Quote from: Sephirah on February 18, 2009, 01:46:16 AM
Most times it feels like I'm wearing a costume. A permanent costume that I can't take off. It's like... being in a play and playing the wrong part, having the wrong script and being unable to memorise the lines because they just don't make sense...
...But sometimes it is frustrating... mostly that comes from the rest of the world's interaction, because they only see the role, not the person forced to play it....
...There's a fundamental dissociation, sometimes to the point where I look in the mirror and it takes several seconds before I recognise the reflection.
Nero put it beautifully back at the start of this thread but this post, also from the first page, literally took the words from my mouth. I wrote this in journals back when I first knew, had started to accept it, but decided to try and hide it. These thoughts haunted me for years.

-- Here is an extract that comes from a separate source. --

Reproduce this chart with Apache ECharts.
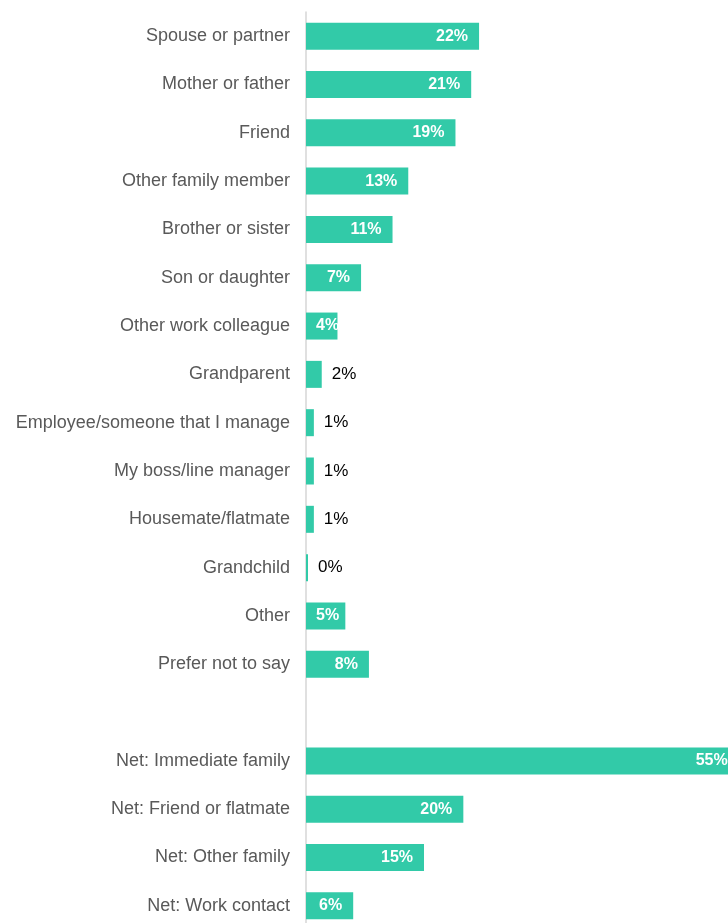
<!DOCTYPE html>
<html>
<head>
<meta charset="utf-8">
<style>
  html, body { margin: 0; padding: 0; background: #ffffff; overflow: hidden; }
  /* The plot runs past the right and bottom edges of the window on purpose:
     the longest bar is cut off by the page edge. */
  #chart { width: 778px; height: 930px; }
</style>
<script src="https://cdn.jsdelivr.net/npm/echarts@6/dist/echarts.min.js"></script>
</head>
<body>
<div id="chart"></div>
<script>
// Who respondents named, as a share of all answers (%)
const categories = [
  'Spouse or partner',
  'Mother or father',
  'Friend',
  'Other family member',
  'Brother or sister',
  'Son or daughter',
  'Other work colleague',
  'Grandparent',
  'Employee/someone that I manage',
  'My boss/line manager',
  'Housemate/flatmate',
  'Grandchild',
  'Other',
  'Prefer not to say',
  '',
  'Net: Immediate family',
  'Net: Friend or flatmate',
  'Net: Other family',
  'Net: Work contact'
];

const shares = [22, 21, 19, 13, 11, 7, 4, 2, 1, 1, 1, 0, 5, 8, null, 55, 20, 15, 6];

const barColor = '#32caa8';
const fontFamily = '"Liberation Sans", Arial, Helvetica, sans-serif';

// Wide bars carry their value inside in white bold; very short bars push
// the label to the start, and the smallest ones put it just past the end.
const seriesData = shares.map(v => {
  if (v === null) return '-';
  let label;
  if (v >= 6) {
    label = { position: 'insideRight', distance: 11, color: '#ffffff', fontWeight: 'bold', fontSize: 16 };
  } else if (v >= 4) {
    label = { position: 'insideLeft', distance: 10, color: '#ffffff', fontWeight: 'bold', fontSize: 16 };
  } else {
    label = { position: 'right', distance: 10, color: '#000000', fontWeight: 'normal', fontSize: 17 };
  }
  return { value: v, label };
});

const chart = echarts.init(document.getElementById('chart'), null, { renderer: 'canvas' });

chart.setOption({
  animation: false,
  backgroundColor: '#ffffff',
  grid: {
    left: 306,
    right: 0,
    top: 12,
    bottom: 0,
    containLabel: false
  },
  xAxis: {
    type: 'value',
    min: 0,
    max: 60,
    show: false
  },
  yAxis: {
    type: 'category',
    data: categories,
    inverse: true,
    axisLine: { show: true, lineStyle: { color: '#d6d6d6', width: 1.5 } },
    axisTick: { show: false },
    axisLabel: {
      color: '#595959',
      fontSize: 18,
      fontFamily: fontFamily,
      margin: 16
    },
    splitLine: { show: false }
  },
  series: [{
    type: 'bar',
    data: seriesData,
    barWidth: 27,
    barMinHeight: 2,
    itemStyle: { color: barColor },
    label: {
      show: true,
      fontFamily: fontFamily,
      formatter: p => p.value + '%'
    }
  }]
});
</script>
</body>
</html>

I identify with almost every post in this thread. At some point from my earliest pre memory confusion (stories and photographs confirm what I have known for as long as I can remember) through years of torture until now, I have felt what you all have felt. The couple of posts about post srs dysphoria give me hope. It realy has felt like torture and left me feeling like such a fraud. I haven't felt like a real person for so long. Before self acceptance I was exhausted, just spent. Every silent moment was haunted with dysphoric pain. My life seemed to hurt and everyone else seemed to live so easily. Whatever their bodily problems. And I saw the people like me who were brave enough to step into the light get mocked, time and time again. I was an out going little kid, now I am terrified of even the slightest socializing. But I am healing, it is getting better. Going full time helped a ton. Coming out to everyone I know was the first time I realy stood up for myself. HRT makes me feel more like myself every day. Dysphoria still drives me to tears at times but I can combat it faster, because I am free to be me. I can recognize the woman in the mirror.
The words of a transman in a TV documentary I saw in my last day before self acceptance will stick with me forever. I re played the segment over and over and I will credit him with giving me the courage to accept myself and take the plunge. To be me. I wish I knew his name but it was the show Taboo (I know, its awful but this one was ok). The words he spoke are burned on my mind...
"...I didn't know it was possible to be this comfortable and be alive."
After a horrendous and alienating childhood and an adulthood shattered by the pain of the closet I felt I had to take the chance. What did I have to lose?
Reading this thread today ( I spent my lunch break bawling while reading it) has been powerfully cathartic. Thank you everyone for sharing!